(THE RECORDS)
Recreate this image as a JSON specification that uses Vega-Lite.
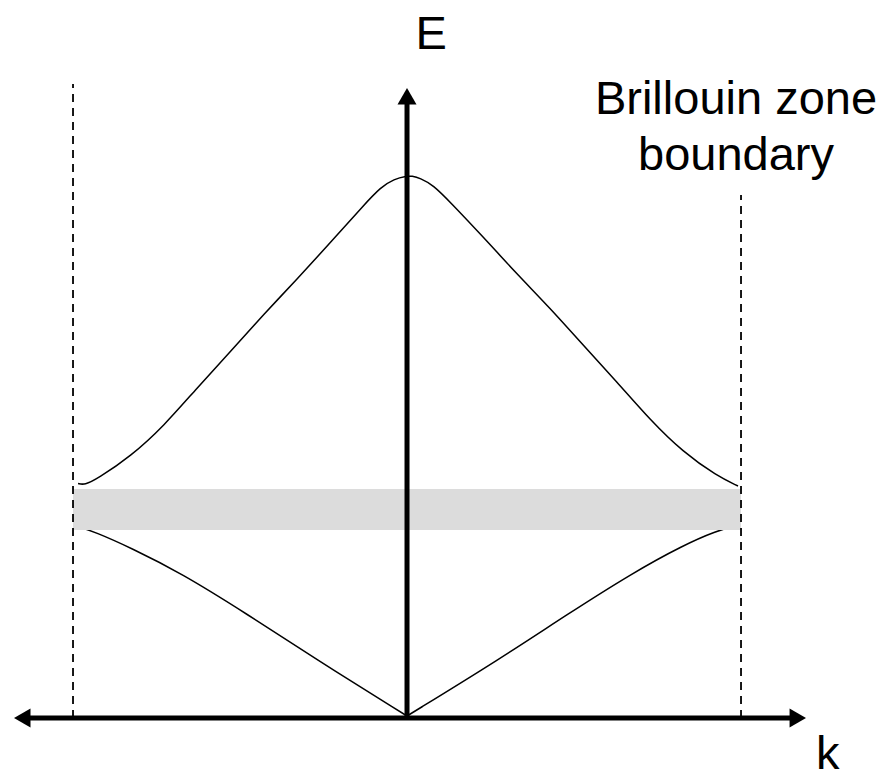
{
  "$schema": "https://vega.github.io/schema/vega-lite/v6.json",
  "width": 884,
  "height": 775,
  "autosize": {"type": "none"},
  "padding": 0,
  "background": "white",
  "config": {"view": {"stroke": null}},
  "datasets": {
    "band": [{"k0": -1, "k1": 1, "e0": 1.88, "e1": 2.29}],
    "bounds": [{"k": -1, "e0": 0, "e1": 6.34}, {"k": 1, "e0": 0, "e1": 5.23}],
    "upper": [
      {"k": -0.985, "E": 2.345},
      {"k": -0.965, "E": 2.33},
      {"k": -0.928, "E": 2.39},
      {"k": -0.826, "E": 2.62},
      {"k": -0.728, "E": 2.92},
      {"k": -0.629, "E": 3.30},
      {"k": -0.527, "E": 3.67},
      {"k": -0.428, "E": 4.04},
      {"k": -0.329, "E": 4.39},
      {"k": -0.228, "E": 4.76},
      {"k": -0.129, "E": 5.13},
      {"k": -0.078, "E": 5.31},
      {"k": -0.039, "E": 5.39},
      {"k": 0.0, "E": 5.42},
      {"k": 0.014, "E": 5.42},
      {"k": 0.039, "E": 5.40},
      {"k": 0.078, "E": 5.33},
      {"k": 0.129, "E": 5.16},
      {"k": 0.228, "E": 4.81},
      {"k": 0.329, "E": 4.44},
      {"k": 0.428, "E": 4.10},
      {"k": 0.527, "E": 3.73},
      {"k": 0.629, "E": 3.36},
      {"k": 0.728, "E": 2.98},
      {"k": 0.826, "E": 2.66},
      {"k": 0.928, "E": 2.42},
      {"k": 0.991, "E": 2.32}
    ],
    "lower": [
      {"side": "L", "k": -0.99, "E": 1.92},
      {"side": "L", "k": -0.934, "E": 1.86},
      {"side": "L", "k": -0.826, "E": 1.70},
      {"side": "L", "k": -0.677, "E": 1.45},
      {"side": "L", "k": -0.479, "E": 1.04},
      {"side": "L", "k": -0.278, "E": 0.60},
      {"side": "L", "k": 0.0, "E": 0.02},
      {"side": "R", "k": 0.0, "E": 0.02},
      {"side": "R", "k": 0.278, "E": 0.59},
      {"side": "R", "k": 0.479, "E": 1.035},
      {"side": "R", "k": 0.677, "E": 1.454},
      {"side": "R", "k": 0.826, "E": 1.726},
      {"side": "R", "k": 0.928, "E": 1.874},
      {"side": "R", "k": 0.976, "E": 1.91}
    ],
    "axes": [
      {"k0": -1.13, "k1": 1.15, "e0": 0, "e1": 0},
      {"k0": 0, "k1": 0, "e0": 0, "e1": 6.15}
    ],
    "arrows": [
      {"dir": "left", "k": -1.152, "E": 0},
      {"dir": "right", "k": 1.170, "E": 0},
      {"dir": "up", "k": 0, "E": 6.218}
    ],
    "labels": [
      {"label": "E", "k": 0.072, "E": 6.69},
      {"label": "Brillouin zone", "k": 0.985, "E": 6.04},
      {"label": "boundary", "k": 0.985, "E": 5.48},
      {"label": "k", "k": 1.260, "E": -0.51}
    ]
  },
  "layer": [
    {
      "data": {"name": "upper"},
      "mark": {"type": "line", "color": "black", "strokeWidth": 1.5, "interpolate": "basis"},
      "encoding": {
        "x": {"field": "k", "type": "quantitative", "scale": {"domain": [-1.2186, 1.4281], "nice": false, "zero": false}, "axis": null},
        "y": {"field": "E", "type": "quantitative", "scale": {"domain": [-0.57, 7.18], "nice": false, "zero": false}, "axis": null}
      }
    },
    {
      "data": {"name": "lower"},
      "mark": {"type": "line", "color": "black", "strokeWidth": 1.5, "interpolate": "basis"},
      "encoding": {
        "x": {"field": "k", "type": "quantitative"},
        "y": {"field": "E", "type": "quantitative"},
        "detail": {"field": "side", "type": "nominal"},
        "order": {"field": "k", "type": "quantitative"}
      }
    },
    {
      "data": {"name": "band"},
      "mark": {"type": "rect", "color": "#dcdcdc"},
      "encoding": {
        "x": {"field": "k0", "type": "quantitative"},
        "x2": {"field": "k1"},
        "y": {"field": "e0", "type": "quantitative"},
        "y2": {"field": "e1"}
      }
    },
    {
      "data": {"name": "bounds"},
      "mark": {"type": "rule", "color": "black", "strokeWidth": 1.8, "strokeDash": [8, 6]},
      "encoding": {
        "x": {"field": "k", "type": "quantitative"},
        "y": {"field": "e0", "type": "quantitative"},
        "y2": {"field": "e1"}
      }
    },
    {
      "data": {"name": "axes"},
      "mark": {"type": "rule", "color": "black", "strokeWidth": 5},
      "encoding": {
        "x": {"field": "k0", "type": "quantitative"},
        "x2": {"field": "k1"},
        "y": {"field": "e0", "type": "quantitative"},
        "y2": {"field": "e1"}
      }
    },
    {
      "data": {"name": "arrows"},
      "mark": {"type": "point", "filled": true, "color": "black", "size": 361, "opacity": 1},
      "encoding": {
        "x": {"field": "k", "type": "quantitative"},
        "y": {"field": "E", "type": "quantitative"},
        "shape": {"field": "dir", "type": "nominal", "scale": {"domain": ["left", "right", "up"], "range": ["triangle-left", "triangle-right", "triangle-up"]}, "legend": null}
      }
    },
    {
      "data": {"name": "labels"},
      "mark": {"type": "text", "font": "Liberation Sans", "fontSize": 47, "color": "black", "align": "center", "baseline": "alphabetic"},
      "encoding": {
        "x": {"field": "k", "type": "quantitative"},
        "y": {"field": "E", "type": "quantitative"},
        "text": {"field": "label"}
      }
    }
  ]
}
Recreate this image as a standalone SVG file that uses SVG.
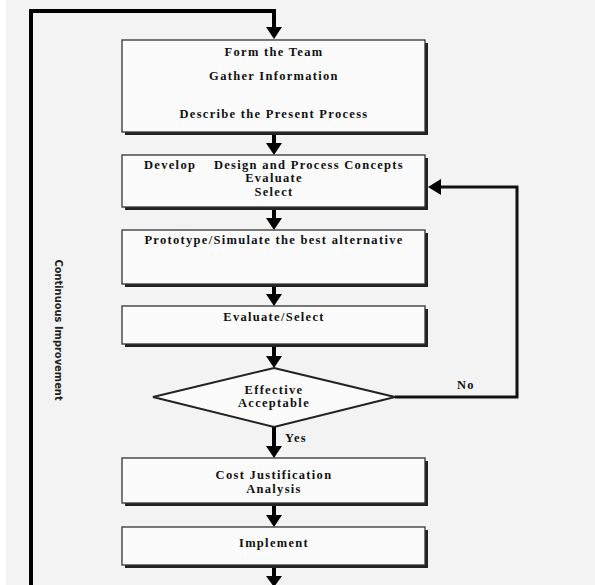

(WHAT IS BEING ASKED) Each line in the listing above that contains "image" should be copied.

(RESPONSE TO THIS TASK)
Recreate this image as a JSON specification that uses Vega-Lite.
Recreate this image as a standalone SVG file that uses SVG.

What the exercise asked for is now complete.